The Brooklyn Nets have some decisions to make on whether or not to bring back some of their key players as the NBA offseason quickly approaches. Andre Drummond, LaMarcus Aldridge, Blake Griffin, Nic Claxton, Bruce Brown, Goran Dragic, and David Duke Jr. are all set to be free agents this offseason. Some of these players have been listed as a top priority for the Nets, like Bruce Brown. And others are believed to be of importance is Nic Claxton, as the Nets have taken the time to develop him since drafting the big man in the second round of the 2019 NBA Draft.
For a while, it was expected that the Nets would match any offers on Claxton, but recent reporting around the Nets’ salary situation could point to the center leaving as a restricted free agent.
The Nets have $154.1 million committed—when planning with the player options for Kyrie Irving and Patty Mills—for 2022-23 before accounting for the costs of signing their own free agents or bringing in reinforcements. ESPN’s Bobby Marks noted the price of bringing everyone back would be around $330 million between salary expenses and luxury tax penalties. So it’s safe to assume the Nets have to move on from some. Both Blake Griffin and LaMarcus Aldridge are expected to not be back in Brooklyn next season. So who is next?
Would the Nets let Nic Claxton Walk?
A June 18 report from the Houston Chronicle‘s Jonathan Feigen confirmed that the Houston Rockets are interested in signing the young big man, especially after trading Christian Wood. He also added where the Nets may stand in their decision to bring back Claxton.
The Nets “are considered unlikely to match a mid-level offer” for Claxton, who’s eligible for restricted free agency. The full mid-level exception is projected to exceed $10 million next year. For a team like Houston or other rebuilding teams, spending money on a flyer like Claxton is a smart move.
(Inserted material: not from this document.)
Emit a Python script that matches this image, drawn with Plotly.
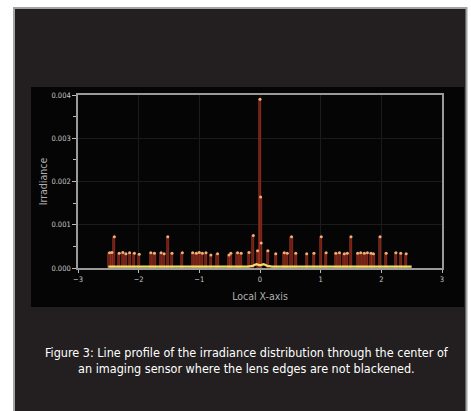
import plotly.graph_objects as go

# ---- data ----
spike_x = [-2.48, -2.44, -2.40, -2.32, -2.26, -2.21, -2.15, -2.07, -1.99,
           -1.80, -1.74, -1.63, -1.58, -1.52, -1.45, -1.28, -1.11, -1.05,
           -1.00, -0.95, -0.89, -0.81, -0.70, -0.51, -0.48, -0.37, -0.31,
           -0.18, -0.11, -0.04, 0.00, 0.01, 0.02, 0.13, 0.26, 0.40, 0.45,
           0.52, 0.59, 0.77, 0.89, 1.01, 1.09, 1.25, 1.31, 1.39, 1.44, 1.50,
           1.61, 1.66, 1.72, 1.77, 1.83, 1.87, 1.98, 2.08, 2.24, 2.32, 2.41]
spike_y = [0.00035, 0.00036, 0.00072, 0.00034, 0.00036, 0.00033, 0.00035, 0.00034, 0.00032,
           0.00035, 0.00034, 0.00035, 0.00033, 0.00072, 0.00034, 0.00035, 0.00035, 0.00034,
           0.00036, 0.00034, 0.00035, 0.00030, 0.00033, 0.00030, 0.00034, 0.00035, 0.00034,
           0.00036, 0.00075, 0.00040, 0.00390, 0.00164, 0.00058, 0.00040, 0.00033, 0.00035, 0.00034,
           0.00072, 0.00034, 0.00033, 0.00034, 0.00072, 0.00035, 0.00034, 0.00035, 0.00033, 0.00034, 0.00072,
           0.00034, 0.00035, 0.00034, 0.00035, 0.00034, 0.00033, 0.00072, 0.00034, 0.00035, 0.00034, 0.00033]

base_x = [-2.5, -0.2, -0.12, -0.06, 0.0, 0.06, 0.12, 0.2, 2.5]
base_y = [0.00003, 0.00003, 0.00005, 0.00009, 0.00006, 0.00009, 0.00005, 0.00003, 0.00003]

x_ticks = [-3, -2, -1, 0, 1, 2, 3]
y_ticks = [0.0, 0.001, 0.002, 0.003, 0.004]
y_tick_labels = ["0.000", "0.001", "0.002", "0.003", "0.004"]

caption = ("Figure 3: Line profile of the irradiance distribution through the center of"
           "<br>an imaging sensor where the lens edges are not blackened.")

# ---- figure ----
W, H = 471, 411
L, R, T, B = 78, 29, 95, 143
pw, ph = W - L - R, H - T - B


def px(x):
    return (x - L) / pw


def py(y):
    return (H - B - y) / ph


fig = go.Figure()
fig.add_trace(go.Bar(x=spike_x, y=spike_y, width=0.035,
                     marker=dict(color="#6a1e14", line=dict(color="#b03a26", width=0.6)),
                     showlegend=False, hoverinfo="skip"))
fig.add_trace(go.Scatter(x=spike_x, y=spike_y, mode="markers",
                         marker=dict(color="#eeb07a", size=3),
                         showlegend=False, hoverinfo="skip"))
fig.add_trace(go.Scatter(x=base_x, y=base_y, mode="lines",
                         line=dict(color="#f2df6a", width=2.2),
                         showlegend=False, hoverinfo="skip"))

font_c = "DejaVu Sans Condensed, Liberation Sans Narrow, sans-serif"

fig.update_layout(
    width=W, height=H,
    margin=dict(l=L, r=R, t=T, b=B),
    paper_bgcolor="white",
    plot_bgcolor="#050505",
    bargap=0,
    barmode="overlay",
    shapes=[
        dict(type="rect", xref="paper", yref="paper",
             x0=px(14), x1=px(466.5), y0=py(412), y1=py(8),
             fillcolor="#231f20", line=dict(color="#a3a3a3", width=2), layer="below"),
        dict(type="rect", xref="paper", yref="paper",
             x0=px(31), x1=px(464), y0=py(307), y1=py(87),
             fillcolor="#050505", line=dict(width=0), layer="below"),
    ],
    annotations=[
        dict(text=caption, xref="paper", yref="paper", x=px(247), y=py(360),
             xanchor="center", yanchor="middle", showarrow=False,
             font=dict(family="Liberation Sans Narrow, DejaVu Sans Condensed, sans-serif",
                       size=12.5, color="white")),
    ],
    xaxis=dict(range=[-3, 3], tickvals=x_ticks, ticks="outside", ticklen=3,
               tickcolor="#bbbbbb", showline=True, linecolor="#9a9a9a", linewidth=1.5,
               mirror=True, showgrid=True, gridcolor="#1b1b1b", zeroline=False,
               layer="below traces",
               tickfont=dict(family=font_c, size=7.5, color="#c8c8c8"),
               title=dict(text="Local X-axis", standoff=10,
                          font=dict(family=font_c, size=10.5, color="#b0b0b0"))),
    yaxis=dict(range=[0, 0.004], tickvals=y_ticks, ticktext=y_tick_labels,
               ticks="outside", ticklen=4, tickcolor="#bbbbbb",
               minor=dict(dtick=0.0005, ticks="outside", ticklen=3, tickcolor="#bbbbbb",
                          showgrid=False),
               showline=True, linecolor="#9a9a9a", linewidth=1.5, mirror=True,
               showgrid=True, gridcolor="#1b1b1b", zeroline=False,
               layer="below traces",
               tickfont=dict(family=font_c, size=7.5, color="#c8c8c8"),
               title=dict(text="Irradiance", standoff=2,
                          font=dict(family=font_c, size=10.5, color="#b0b0b0"))),
)

fig.write_html("out.html", config={"displayModeBar": False},
               post_script="document.body.style.margin='0';document.body.style.padding='0';")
Give him a couple of seasons to prove what he can do before his next contract. For the Nets, whose championship window might be getting close, Claxton might not be the best move.
Another reason to believe that the Nets might not be all that committed to Claxton is that Kristian Winfield of the New York Daily News reported in February that Brooklyn was “working to move” Claxton prior to the NBA trade deadline.
Nic Claxton in Brooklyn
Nic Claxton has certainly improved in his time in Brooklyn, but has he improved enough to match any contract he may get as a restricted free agent? The big man is still a horrendous free throw shooter at 53.9 percent. His offense on a larger spectrum is also limited. You can’t count on any consistent contributions scoring. At one point, he was showing signs of developing a perimeter shot but shot only 2-for-12 from three last season. The signs aren’t there to suggest he can add anything more than that.
While he did average 7.3 points, 5.0 rebounds, and 1.1 blocks in 18.7 minutes per game, he also showcased an ability to be a capable defender with an ability to switch on defense. Is that enough to bring him back and match an MLE offer for him? It’s hard to say, but according to Feigen’s reporting, the Nets may not think so.